Type out all the records word for word. Any pictures are to be left out.

╭─ Stored data

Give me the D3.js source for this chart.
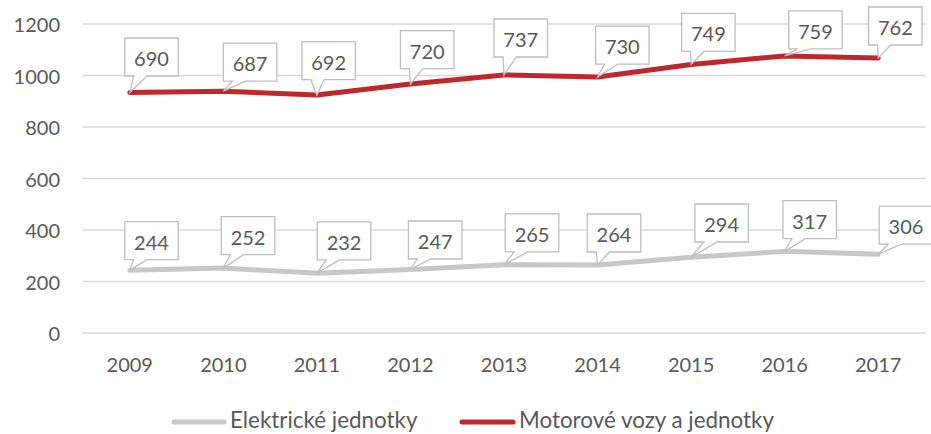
<!DOCTYPE html>
<html>
<head>
<meta charset="utf-8">
<script src="https://cdn.jsdelivr.net/npm/d3@7"></script>
<style>
  html, body { margin: 0; padding: 0; background: #fff; }
  svg { display: block; }
  text { font-family: Lato, "Open Sans", sans-serif; fill: #595959; }
</style>
</head>
<body>
<svg id="chart" width="931" height="434"></svg>
<script>
// ---- data ----
const years = ["2009","2010","2011","2012","2013","2014","2015","2016","2017"];
const elektricke = [244, 252, 232, 247, 265, 264, 294, 317, 306];
const motorove   = [690, 687, 692, 720, 737, 730, 749, 759, 762];
const yTicks = [0, 200, 400, 600, 800, 1000, 1200];
const seriesNames = ["Elektrické jednotky", "Motorové vozy a jednotky"];

// ---- layout (label box offsets relative to data point) ----
const grayLabelOffsets = [[-5,-48.5],[-2,-51.4],[0.4,-51.3],[-2,-48.4],[1.3,-50.8],[-10.3,-51],[3.8,-53.3],[-1.7,-50.7],[1,-48]];
const redLabelOffsets  = [[-5,-54.5],[0,-48],[-15,-53.4],[-10,-53.3],[-10,-56],[-2,-51],[-9.5,-51],[4,-45],[-9.6,-51]];

const colors = { gray: "#c8c8c8", red: "#c0272d", grid: "#d9d9d9", box: "#bfbfbf" };
const plot = { left: 83, right: 925, top: 24, bottom: 333 };

const svg = d3.select("#chart");

const x = d3.scalePoint().domain(years).range([plot.left, plot.right]).padding(0.5);
const y = d3.scaleLinear().domain([0, 1200]).range([plot.bottom, plot.top]);

// stacked values
const stackedRed = motorove.map((v, i) => v + elektricke[i]);

// gridlines
svg.append("g").selectAll("line").data(yTicks).join("line")
  .attr("x1", plot.left).attr("x2", plot.right)
  .attr("y1", d => y(d)).attr("y2", d => y(d))
  .attr("stroke", colors.grid).attr("stroke-width", 1.3);

// y axis labels
svg.append("g").selectAll("text").data(yTicks).join("text")
  .attr("x", 60).attr("y", d => y(d))
  .attr("text-anchor", "end").attr("dominant-baseline", "central")
  .style("font-size", "20px")
  .text(d => d);

// x axis labels
svg.append("g").selectAll("text").data(years).join("text")
  .attr("x", d => x(d)).attr("y", 372)
  .attr("text-anchor", "middle")
  .style("font-size", "20px")
  .text(d => d);

// lines
const line = d3.line().x(d => x(d.year)).y(d => y(d.v));
const grayPts = years.map((yr, i) => ({ year: yr, v: elektricke[i], label: elektricke[i], off: grayLabelOffsets[i] }));
const redPts  = years.map((yr, i) => ({ year: yr, v: stackedRed[i], label: motorove[i], off: redLabelOffsets[i] }));

svg.append("path").datum(grayPts).attr("d", line)
  .attr("fill", "none").attr("stroke", colors.gray).attr("stroke-width", 5)
  .attr("stroke-linejoin", "round").attr("stroke-linecap", "round");
svg.append("path").datum(redPts).attr("d", line)
  .attr("fill", "none").attr("stroke", colors.red).attr("stroke-width", 5)
  .attr("stroke-linejoin", "round").attr("stroke-linecap", "round");

// callout labels
const bw = 53.5, bh = 38;
function callout(g, pts) {
  const grp = g.selectAll("g").data(pts).join("g");
  grp.append("path")
    .attr("d", d => {
      const tx = x(d.year), ty = y(d.v);
      const l = tx + d.off[0], t = ty + d.off[1], r = l + bw, b = t + bh;
      const left = tx < l + bw / 2;
      const xb1 = l + bw * (left ? 2 / 12 : 7 / 12);
      const xb2 = l + bw * (left ? 5 / 12 : 10 / 12);
      return `M${l},${t}H${r}V${b}H${xb2}L${tx},${ty}L${xb1},${b}H${l}Z`;
    })
    .attr("fill", "#fff").attr("stroke", colors.box).attr("stroke-width", 1.3);
  grp.append("text")
    .attr("x", d => x(d.year) + d.off[0] + bw / 2)
    .attr("y", d => y(d.v) + d.off[1] + bh / 2 + 1)
    .attr("text-anchor", "middle").attr("dominant-baseline", "central")
    .style("font-size", "20px")
    .text(d => d.label);
}
callout(svg.append("g"), grayPts);
callout(svg.append("g"), redPts);

// legend
const legend = [
  { name: seriesNames[0], color: colors.gray, x1: 174, x2: 224, tx: 230 },
  { name: seriesNames[1], color: colors.red, x1: 462, x2: 513, tx: 519 }
];
const lg = svg.append("g").selectAll("g").data(legend).join("g");
lg.append("line").attr("x1", d => d.x1).attr("x2", d => d.x2).attr("y1", 422).attr("y2", 422)
  .attr("stroke", d => d.color).attr("stroke-width", 5).attr("stroke-linecap", "round");
lg.append("text").attr("x", d => d.tx).attr("y", 428)
  .style("font-size", "22.4px")
  .text(d => d.name);
</script>
</body>
</html>
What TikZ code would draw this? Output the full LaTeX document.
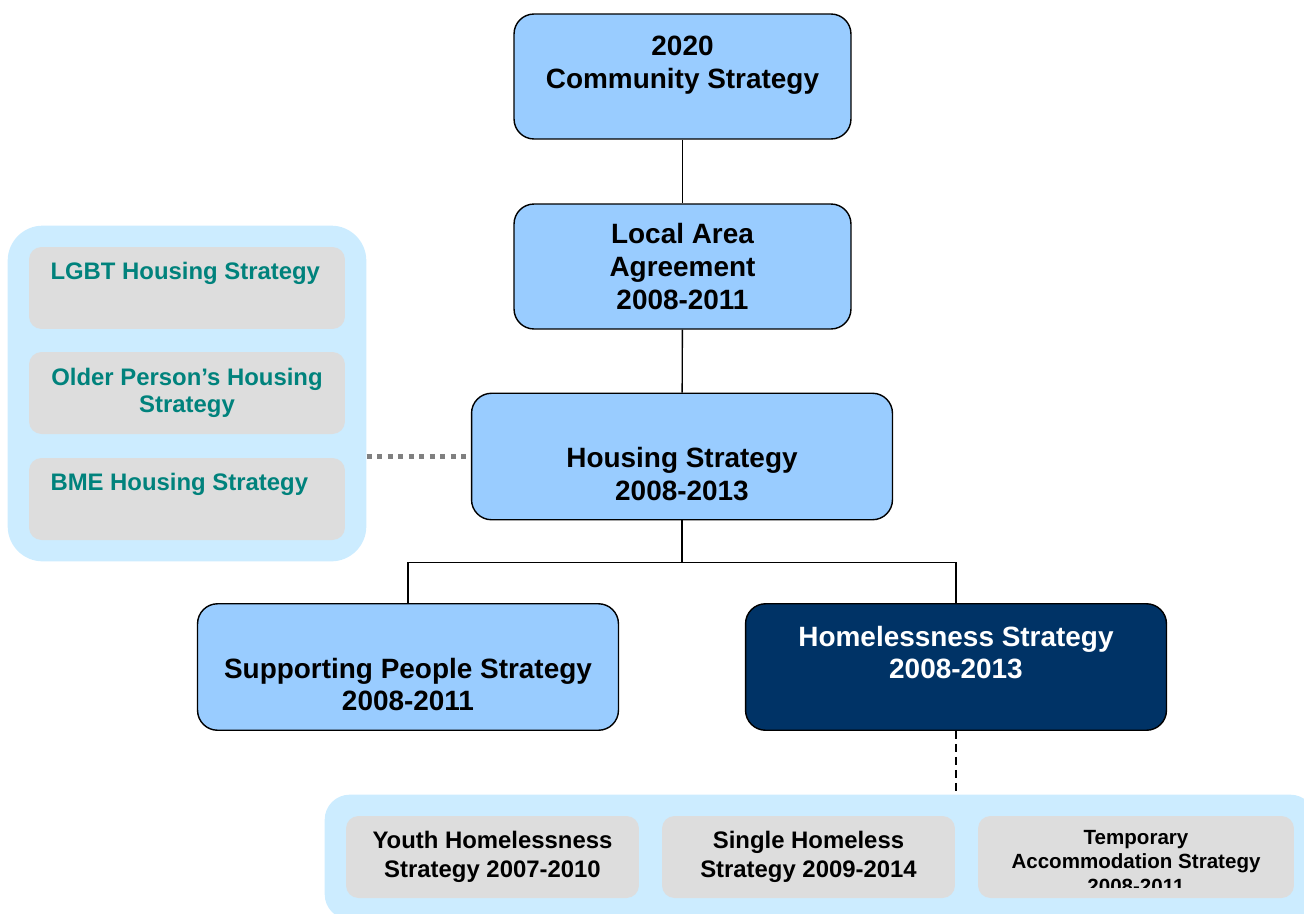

╰─

#### [Task answer]
Give me the D3.js source for this chart.
<!DOCTYPE html>
<html>
<head>
<meta charset="utf-8">
<script src="https://cdn.jsdelivr.net/npm/d3@7"></script>
<style>
  html, body { margin: 0; padding: 0; background: #fff; }
  svg { display: block; }
  text { font-family: Lato, "Open Sans", sans-serif; fill: #595959; }
</style>
</head>
<body>
<svg id="chart" width="931" height="434"></svg>
<script>
// ---- data ----
const years = ["2009","2010","2011","2012","2013","2014","2015","2016","2017"];
const elektricke = [244, 252, 232, 247, 265, 264, 294, 317, 306];
const motorove   = [690, 687, 692, 720, 737, 730, 749, 759, 762];
const yTicks = [0, 200, 400, 600, 800, 1000, 1200];
const seriesNames = ["Elektrické jednotky", "Motorové vozy a jednotky"];

// ---- layout (label box offsets relative to data point) ----
const grayLabelOffsets = [[-5,-48.5],[-2,-51.4],[0.4,-51.3],[-2,-48.4],[1.3,-50.8],[-10.3,-51],[3.8,-53.3],[-1.7,-50.7],[1,-48]];
const redLabelOffsets  = [[-5,-54.5],[0,-48],[-15,-53.4],[-10,-53.3],[-10,-56],[-2,-51],[-9.5,-51],[4,-45],[-9.6,-51]];

const colors = { gray: "#c8c8c8", red: "#c0272d", grid: "#d9d9d9", box: "#bfbfbf" };
const plot = { left: 83, right: 925, top: 24, bottom: 333 };

const svg = d3.select("#chart");

const x = d3.scalePoint().domain(years).range([plot.left, plot.right]).padding(0.5);
const y = d3.scaleLinear().domain([0, 1200]).range([plot.bottom, plot.top]);

// stacked values
const stackedRed = motorove.map((v, i) => v + elektricke[i]);

// gridlines
svg.append("g").selectAll("line").data(yTicks).join("line")
  .attr("x1", plot.left).attr("x2", plot.right)
  .attr("y1", d => y(d)).attr("y2", d => y(d))
  .attr("stroke", colors.grid).attr("stroke-width", 1.3);

// y axis labels
svg.append("g").selectAll("text").data(yTicks).join("text")
  .attr("x", 60).attr("y", d => y(d))
  .attr("text-anchor", "end").attr("dominant-baseline", "central")
  .style("font-size", "20px")
  .text(d => d);

// x axis labels
svg.append("g").selectAll("text").data(years).join("text")
  .attr("x", d => x(d)).attr("y", 372)
  .attr("text-anchor", "middle")
  .style("font-size", "20px")
  .text(d => d);

// lines
const line = d3.line().x(d => x(d.year)).y(d => y(d.v));
const grayPts = years.map((yr, i) => ({ year: yr, v: elektricke[i], label: elektricke[i], off: grayLabelOffsets[i] }));
const redPts  = years.map((yr, i) => ({ year: yr, v: stackedRed[i], label: motorove[i], off: redLabelOffsets[i] }));

svg.append("path").datum(grayPts).attr("d", line)
  .attr("fill", "none").attr("stroke", colors.gray).attr("stroke-width", 5)
  .attr("stroke-linejoin", "round").attr("stroke-linecap", "round");
svg.append("path").datum(redPts).attr("d", line)
  .attr("fill", "none").attr("stroke", colors.red).attr("stroke-width", 5)
  .attr("stroke-linejoin", "round").attr("stroke-linecap", "round");

// callout labels
const bw = 53.5, bh = 38;
function callout(g, pts) {
  const grp = g.selectAll("g").data(pts).join("g");
  grp.append("path")
    .attr("d", d => {
      const tx = x(d.year), ty = y(d.v);
      const l = tx + d.off[0], t = ty + d.off[1], r = l + bw, b = t + bh;
      const left = tx < l + bw / 2;
      const xb1 = l + bw * (left ? 2 / 12 : 7 / 12);
      const xb2 = l + bw * (left ? 5 / 12 : 10 / 12);
      return `M${l},${t}H${r}V${b}H${xb2}L${tx},${ty}L${xb1},${b}H${l}Z`;
    })
    .attr("fill", "#fff").attr("stroke", colors.box).attr("stroke-width", 1.3);
  grp.append("text")
    .attr("x", d => x(d.year) + d.off[0] + bw / 2)
    .attr("y", d => y(d.v) + d.off[1] + bh / 2 + 1)
    .attr("text-anchor", "middle").attr("dominant-baseline", "central")
    .style("font-size", "20px")
    .text(d => d.label);
}
callout(svg.append("g"), grayPts);
callout(svg.append("g"), redPts);

// legend
const legend = [
  { name: seriesNames[0], color: colors.gray, x1: 174, x2: 224, tx: 230 },
  { name: seriesNames[1], color: colors.red, x1: 462, x2: 513, tx: 519 }
];
const lg = svg.append("g").selectAll("g").data(legend).join("g");
lg.append("line").attr("x1", d => d.x1).attr("x2", d => d.x2).attr("y1", 422).attr("y2", 422)
  .attr("stroke", d => d.color).attr("stroke-width", 5).attr("stroke-linecap", "round");
lg.append("text").attr("x", d => d.tx).attr("y", 428)
  .style("font-size", "22.4px")
  .text(d => d.name);
</script>
</body>
</html>
What TikZ code would draw this? Output the full LaTeX document.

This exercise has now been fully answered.